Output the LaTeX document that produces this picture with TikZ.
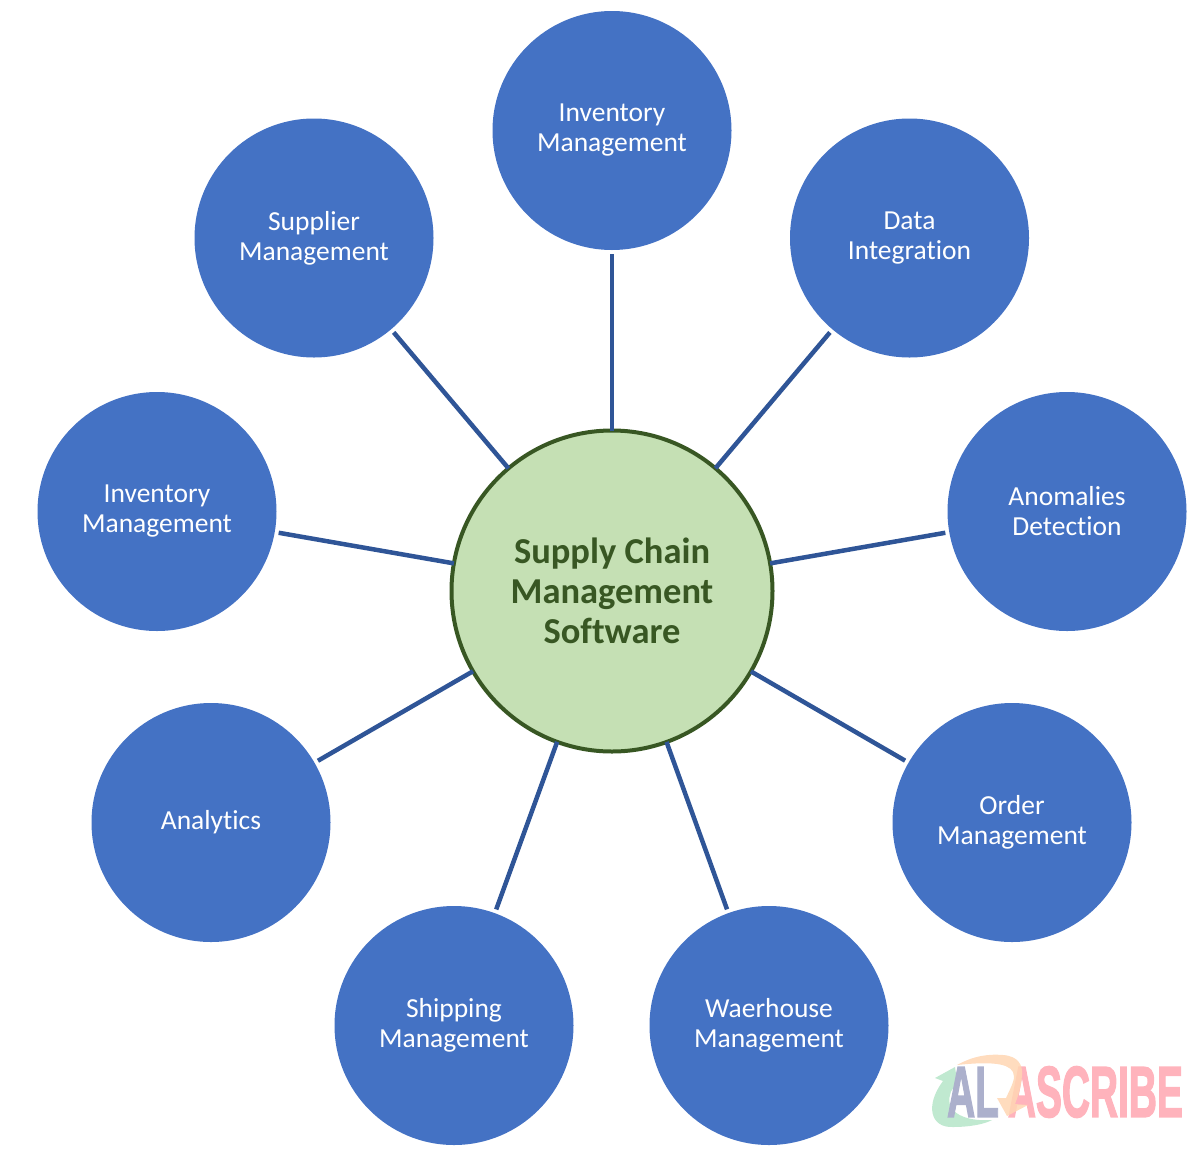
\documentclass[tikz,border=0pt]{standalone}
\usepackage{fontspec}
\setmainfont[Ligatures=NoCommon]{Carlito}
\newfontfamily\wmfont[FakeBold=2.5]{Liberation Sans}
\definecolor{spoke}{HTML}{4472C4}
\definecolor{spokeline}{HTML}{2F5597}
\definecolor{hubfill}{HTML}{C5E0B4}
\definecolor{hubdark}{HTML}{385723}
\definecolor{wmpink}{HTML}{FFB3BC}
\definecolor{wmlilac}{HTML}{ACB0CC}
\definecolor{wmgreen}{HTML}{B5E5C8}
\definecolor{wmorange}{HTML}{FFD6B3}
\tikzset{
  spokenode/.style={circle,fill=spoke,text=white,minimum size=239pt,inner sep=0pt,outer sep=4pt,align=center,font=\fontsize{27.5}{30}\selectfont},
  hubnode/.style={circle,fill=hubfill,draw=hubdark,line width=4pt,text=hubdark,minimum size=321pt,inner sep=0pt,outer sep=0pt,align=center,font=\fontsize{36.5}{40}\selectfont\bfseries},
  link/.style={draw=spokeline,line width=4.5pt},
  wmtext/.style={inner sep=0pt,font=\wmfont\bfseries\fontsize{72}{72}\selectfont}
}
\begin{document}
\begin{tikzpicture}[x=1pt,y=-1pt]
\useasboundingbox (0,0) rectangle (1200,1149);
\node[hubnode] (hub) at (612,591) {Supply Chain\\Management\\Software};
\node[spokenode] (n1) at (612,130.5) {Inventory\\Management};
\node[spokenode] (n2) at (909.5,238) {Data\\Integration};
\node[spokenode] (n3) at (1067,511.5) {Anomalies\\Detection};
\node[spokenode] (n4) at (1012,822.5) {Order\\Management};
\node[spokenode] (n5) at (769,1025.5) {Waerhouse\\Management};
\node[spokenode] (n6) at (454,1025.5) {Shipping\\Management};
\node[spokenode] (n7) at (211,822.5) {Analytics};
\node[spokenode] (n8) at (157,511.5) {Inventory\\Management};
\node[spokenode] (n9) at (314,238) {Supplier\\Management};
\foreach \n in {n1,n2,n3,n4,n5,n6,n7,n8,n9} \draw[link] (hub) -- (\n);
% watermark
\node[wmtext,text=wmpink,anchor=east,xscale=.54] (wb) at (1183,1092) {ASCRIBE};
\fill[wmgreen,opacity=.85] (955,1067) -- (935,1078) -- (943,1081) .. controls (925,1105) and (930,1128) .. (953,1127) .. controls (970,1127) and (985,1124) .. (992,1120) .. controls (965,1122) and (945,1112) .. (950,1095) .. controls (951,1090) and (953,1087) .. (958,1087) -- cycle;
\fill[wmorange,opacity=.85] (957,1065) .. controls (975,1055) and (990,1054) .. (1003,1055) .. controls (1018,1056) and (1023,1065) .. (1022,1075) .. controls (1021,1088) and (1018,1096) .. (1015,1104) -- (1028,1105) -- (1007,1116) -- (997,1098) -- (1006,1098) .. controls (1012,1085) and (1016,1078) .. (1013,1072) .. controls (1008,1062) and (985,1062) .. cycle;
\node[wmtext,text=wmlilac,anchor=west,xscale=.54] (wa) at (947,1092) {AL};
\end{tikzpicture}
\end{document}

_____

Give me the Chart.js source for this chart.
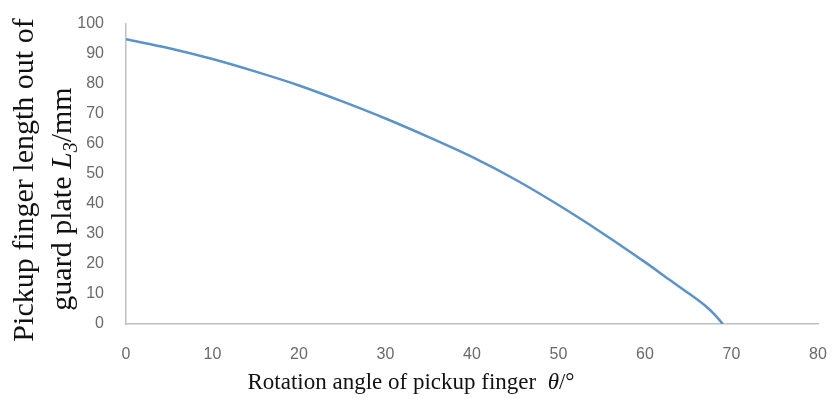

_____

### Work to complete
Check every line of the data, and copy the ones that contain "this".

### Finished task
Output the LaTeX document that produces this picture with TikZ.
Give me the Chart.js source for this chart.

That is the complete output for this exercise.